We briefly summarize the evidence in the light of the applicable law. Gross, the service representative, advised Hancock, who was also legally the agent of Pilot, that the reinstatement of Weeks' insurance, without a probationary period, was a matter strictly within the discretion of the employer, and that such coverage would be effective as of December 1, 1964, upon the application card and note being forwarded. Hancock, in turn, advised Weeks that his coverage was reinstated and effective as of December 1, 1964, and Hancock, the legal agent of Pilot, collected from Weeks, during his lifetime, the entire December 1964 premium, plus a slight excess.

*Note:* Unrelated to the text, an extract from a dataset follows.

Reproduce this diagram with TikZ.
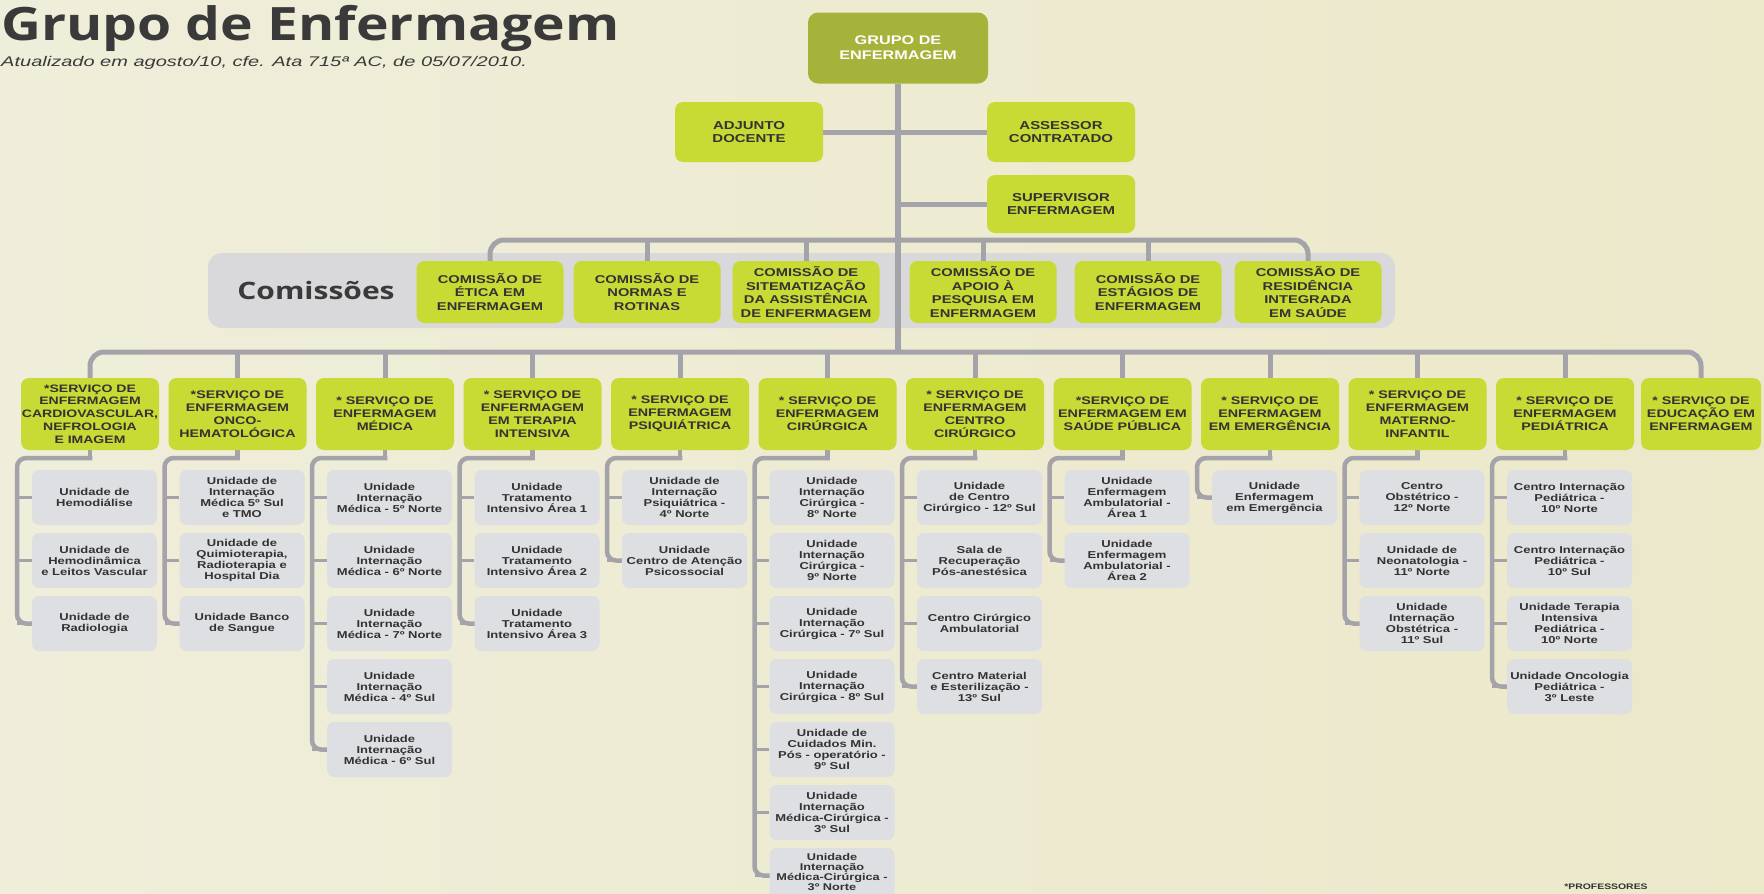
\documentclass[tikz,border=0pt]{standalone}
\usepackage{fontspec}
\setmainfont{Liberation Sans}
\newfontfamily\bx[FakeStretch=1.3]{Liberation Sans}
\newfontfamily\ttlf[FakeStretch=1.2]{Open Sans}
\newfontfamily\cmsf[FakeStretch=1.25]{Open Sans}
\newfontfamily\subtf[FakeStretch=1.43]{Liberation Sans}
\usetikzlibrary{calc}
\pgfdeclarelayer{back}\pgfdeclarelayer{mid}\pgfsetlayers{back,mid,main}
\definecolor{limec}{HTML}{C8DA34}
\definecolor{olivec}{HTML}{A6B33A}
\definecolor{subc}{HTML}{DEDFE2}
\definecolor{connc}{HTML}{A3A3A9}
\definecolor{bandc}{HTML}{D9D9DB}
\definecolor{txtc}{HTML}{333333}
\definecolor{ttlc}{HTML}{3A3A3A}
\definecolor{bgL}{HTML}{EFEEDA}
\definecolor{bgM}{HTML}{F6F4EA}
\definecolor{bgR}{HTML}{ECE8CA}
\tikzset{
  lime/.style={fill=limec, rounded corners=8pt, inner sep=0pt, align=center, text=txtc},
  topbox/.style={fill=olivec, rounded corners=10pt, inner sep=0pt, align=center, text=white,
    minimum width=180pt, minimum height=71pt, font=\bx\bfseries\fontsize{12.5}{15}\selectfont},
  side/.style={lime, minimum width=148pt, minimum height=60pt, font=\bx\bfseries\fontsize{11.5}{12.5}\selectfont},
  com/.style={lime, minimum width=147pt, minimum height=62pt, font=\bx\bfseries\fontsize{11.3}{13.5}\selectfont},
  svc/.style={lime, minimum width=138pt, minimum height=72pt, font=\bx\bfseries\fontsize{11}{13}\selectfont},
  sub/.style={fill=subc, rounded corners=7pt, minimum width=125pt, minimum height=55pt, inner sep=0pt,
    align=center, text=txtc, font=\bx\bfseries\fontsize{10}{11}\selectfont},
  trunk/.style={draw=connc, line width=6pt},
  bar/.style={draw=connc, line width=5pt},
  subln/.style={draw=connc, line width=4.5pt, line cap=rect},
  stub/.style={draw=connc, line width=3.5pt},
}
\newcommand\sbx[3]{\node[sub] (u#1-#2) at ({94.5+147.5*(#1-1)},{497.5+63*(#2-1)}) {#3};}
\newcommand\colconn[2]{%
  \coordinate (t#1) at ({17+147.5*(#1-1)},458);
  \begin{pgfonlayer}{mid}
  \draw[subln] (s#1.south) -- (s#1.south |- t#1);
  \draw[subln,rounded corners=9pt] (s#1.south |- t#1) -- (t#1) |- (u#1-#2.west);
  \foreach \j in {1,...,#2}{\draw[stub] (u#1-\j.west) -- (u#1-\j.west -| t#1);}
  \end{pgfonlayer}}
\begin{document}
\begin{tikzpicture}[x=1pt,y=-1pt]
\useasboundingbox (0,0) rectangle (1764,894);
\begin{pgfonlayer}{back}
\shade[left color=bgL, middle color=bgM, right color=bgR] (0,0) rectangle (1764,894);
\node[fill=bandc, rounded corners=14pt, minimum width=1187pt, minimum height=75pt, inner sep=0pt] (band) at (801.5,290.5) {};
\end{pgfonlayer}

% title
\node[anchor=base west, inner sep=0pt, text=ttlc, font=\ttlf\bfseries\fontsize{46}{52}\selectfont] (title) at (1,40) {Grupo de Enfermagem};
\node[anchor=base west, inner sep=0pt, text=ttlc, font=\subtf\itshape\fontsize{14}{16}\selectfont] (subtitle) at (1,66) {Atualizado em agosto/10, cfe. Ata 715ª AC, de 05/07/2010.};

% top
\node[topbox] (top) at (898,48) {GRUPO DE\\ENFERMAGEM};
\node[side] (adj) at (749,132) {ADJUNTO\\DOCENTE};
\node[side] (ass) at (1061,132) {ASSESSOR\\CONTRATADO};
\node[side, minimum height=58pt] (sup) at (1061,204) {SUPERVISOR\\ENFERMAGEM};
\coordinate (hub) at (898,352);
\coordinate (chub) at (898,240);

% commissions
\node[inner sep=0pt, text=ttlc, font=\cmsf\bfseries\fontsize{24}{28}\selectfont] (comtitle) at (316,290) {Comissões};
\node[com] (c1) at (490,292) {COMISSÃO DE\\ÉTICA EM\\ENFERMAGEM};
\node[com] (c2) at (647,292) {COMISSÃO DE\\NORMAS E\\ROTINAS};
\node[com] (c3) at (806,292) {COMISSÃO DE\\SITEMATIZAÇÃO\\DA ASSISTÊNCIA\\DE ENFERMAGEM};
\node[com] (c4) at (983,292) {COMISSÃO DE\\APOIO À\\PESQUISA EM\\ENFERMAGEM};
\node[com] (c5) at (1148,292) {COMISSÃO DE\\ESTÁGIOS DE\\ENFERMAGEM};
\node[com] (c6) at (1308,292) {COMISSÃO DE\\RESIDÊNCIA\\INTEGRADA\\EM SAÚDE};

% services
\node[svc, font=\bx\bfseries\fontsize{10.8}{12.8}\selectfont] (s1) at (90,414) {*SERVIÇO DE\\ENFERMAGEM\\CARDIOVASCULAR,\\NEFROLOGIA\\E IMAGEM};
\node[svc] (s2) at (237.5,414) {*SERVIÇO DE\\ENFERMAGEM\\ONCO-\\HEMATOLÓGICA};
\node[svc] (s3) at (385,414) {* SERVIÇO DE\\ENFERMAGEM\\MÉDICA};
\node[svc] (s4) at (532.5,414) {* SERVIÇO DE\\ENFERMAGEM\\EM TERAPIA\\INTENSIVA};
\node[svc] (s5) at (680,414) {* SERVIÇO DE\\ENFERMAGEM\\PSIQUIÁTRICA};
\node[svc] (s6) at (827.5,414) {* SERVIÇO DE\\ENFERMAGEM\\CIRÚRGICA};
\node[svc] (s7) at (975,414) {* SERVIÇO DE\\ENFERMAGEM\\CENTRO\\CIRÚRGICO};
\node[svc] (s8) at (1122.5,414) {*SERVIÇO DE\\ENFERMAGEM EM\\SAÚDE PÚBLICA};
\node[svc] (s9) at (1270,414) {* SERVIÇO DE\\ENFERMAGEM\\EM EMERGÊNCIA};
\node[svc] (s10) at (1417.5,414) {* SERVIÇO DE\\ENFERMAGEM\\MATERNO-\\INFANTIL};
\node[svc] (s11) at (1565,414) {* SERVIÇO DE\\ENFERMAGEM\\PEDIÁTRICA};
\node[svc, minimum width=120pt] (s12) at (1701,414) {* SERVIÇO DE\\EDUCAÇÃO EM\\ENFERMAGEM};

% sub units
\sbx{1}{1}{Unidade de\\Hemodiálise}
\sbx{1}{2}{Unidade de\\Hemodinâmica\\e Leitos Vascular}
\sbx{1}{3}{Unidade de\\Radiologia}
\sbx{2}{1}{Unidade de\\Internação\\Médica 5º Sul\\e TMO}
\sbx{2}{2}{Unidade de\\Quimioterapia,\\Radioterapia e\\Hospital Dia}
\sbx{2}{3}{Unidade Banco\\de Sangue}
\sbx{3}{1}{Unidade\\Internação\\Médica - 5º Norte}
\sbx{3}{2}{Unidade\\Internação\\Médica - 6º Norte}
\sbx{3}{3}{Unidade\\Internação\\Médica - 7º Norte}
\sbx{3}{4}{Unidade\\Internação\\Médica - 4º Sul}
\sbx{3}{5}{Unidade\\Internação\\Médica - 6º Sul}
\sbx{4}{1}{Unidade\\Tratamento\\Intensivo Área 1}
\sbx{4}{2}{Unidade\\Tratamento\\Intensivo Área 2}
\sbx{4}{3}{Unidade\\Tratamento\\Intensivo Área 3}
\sbx{5}{1}{Unidade de\\Internação\\Psiquiátrica -\\4º Norte}
\sbx{5}{2}{Unidade\\Centro de Atenção\\Psicossocial}
\sbx{6}{1}{Unidade\\Internação\\Cirúrgica -\\8º Norte}
\sbx{6}{2}{Unidade\\Internação\\Cirúrgica -\\9º Norte}
\sbx{6}{3}{Unidade\\Internação\\Cirúrgica - 7º Sul}
\sbx{6}{4}{Unidade\\Internação\\Cirúrgica - 8º Sul}
\sbx{6}{5}{Unidade de\\Cuidados Min.\\Pós - operatório -\\9º Sul}
\sbx{6}{6}{Unidade\\Internação\\Médica-Cirúrgica -\\3º Sul}
\node[sub, font=\bx\bfseries\fontsize{9.8}{10}\selectfont] (u6-7) at (832,875.5) {Unidade\\Internação\\Médica-Cirúrgica -\\3º Norte\rule[-7pt]{0pt}{0pt}};
\sbx{7}{1}{Unidade\\de Centro\\Cirúrgico - 12º Sul}
\sbx{7}{2}{Sala de\\Recuperação\\Pós-anestésica}
\sbx{7}{3}{Centro Cirúrgico\\Ambulatorial}
\sbx{7}{4}{Centro Material\\e Esterilização -\\13º Sul}
\sbx{8}{1}{Unidade\\Enfermagem\\Ambulatorial -\\Área 1}
\sbx{8}{2}{Unidade\\Enfermagem\\Ambulatorial -\\Área 2}
\sbx{9}{1}{Unidade\\Enfermagem\\em Emergência}
\sbx{10}{1}{Centro\\Obstétrico -\\12º Norte}
\sbx{10}{2}{Unidade de\\Neonatologia -\\11º Norte}
\sbx{10}{3}{Unidade\\Internação\\Obstétrica -\\11º Sul}
\sbx{11}{1}{Centro Internação\\Pediátrica -\\10º Norte}
\sbx{11}{2}{Centro Internação\\Pediátrica -\\10º Sul}
\sbx{11}{3}{Unidade Terapia\\Intensiva\\Pediátrica -\\10º Norte}
\sbx{11}{4}{Unidade Oncologia\\Pediátrica -\\3º Leste}

\node[inner sep=0pt, text=txtc, font=\bx\bfseries\fontsize{8}{9}\selectfont] (prof) at (1606,887) {*PROFESSORES};

% connectors
\begin{pgfonlayer}{mid}
\draw[trunk] (top.south) -- (hub);
\draw[bar] (adj.east) -- (ass.west);
\draw[bar] (sup.west) -- (sup.west -| hub);
\draw[bar, rounded corners=14pt] (c1.north) |- (chub) -| (c6.north);
\foreach \i in {2,3,4,5}{\draw[bar] (c\i.north) -- (c\i.north |- chub);}
\draw[bar, rounded corners=14pt] (s1.north) |- (hub) -| (s12.north);
\foreach \i in {2,...,11}{\draw[bar] (s\i.north) -- (s\i.north |- hub);}
\end{pgfonlayer}
\colconn{1}{3}
\colconn{2}{3}
\colconn{3}{5}
\colconn{4}{3}
\colconn{5}{2}
\colconn{6}{7}
\colconn{7}{4}
\colconn{8}{2}
\colconn{9}{1}
\colconn{10}{3}
\colconn{11}{4}
\end{tikzpicture}
\end{document}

*87 While there are some conflicts in the evidence, under any view thereof there can be little doubt that no question of coverage would ever have arisen but for the acts or omissions of the agents of Pilot. Had Hancock known how to proceed, or sought to ascertain, when first approached on November 4th, or had the application and informal note been promptly forwarded on or about December first, instead of being held Until December 22nd under the instructions of Gross, we consider it most probable that this controversy would not even be before us. Any neglect of either of these agents to proceed more promptly is chargeable to his principal, Pilot, not to Weeks, the employee.
Viewing the evidence in the light most favorable to the appellant, all of the grounds of estoppel are present and the trial judge should have submitted to the jury the issue of whether or not Pilot was estopped to deny coverage. Spencer v. Republic Nat. Life Ins. Co., 243 S.C. 317, 133 S.E. (2d) 826; Moore v. Palmetto State Life Ins. Co., 222 S.C. 492, 73 S.E. (2d) 688; Ellis v. Metropolitan Casualty Ins. Co. of New York, 187 S.C. 162, 197 S.E. 510; Pitts v. New York Life Ins. Co., 247 S.C. 545, 148 S.E. (2d) 369.
The judgment below is reversed and the cause remanded for a new trial.
Reversed and remanded.
MOSS, C.J., LEWIS and BRAILSFORD, JJ., concur.
LITTLEJOHN, J., concurs in result only.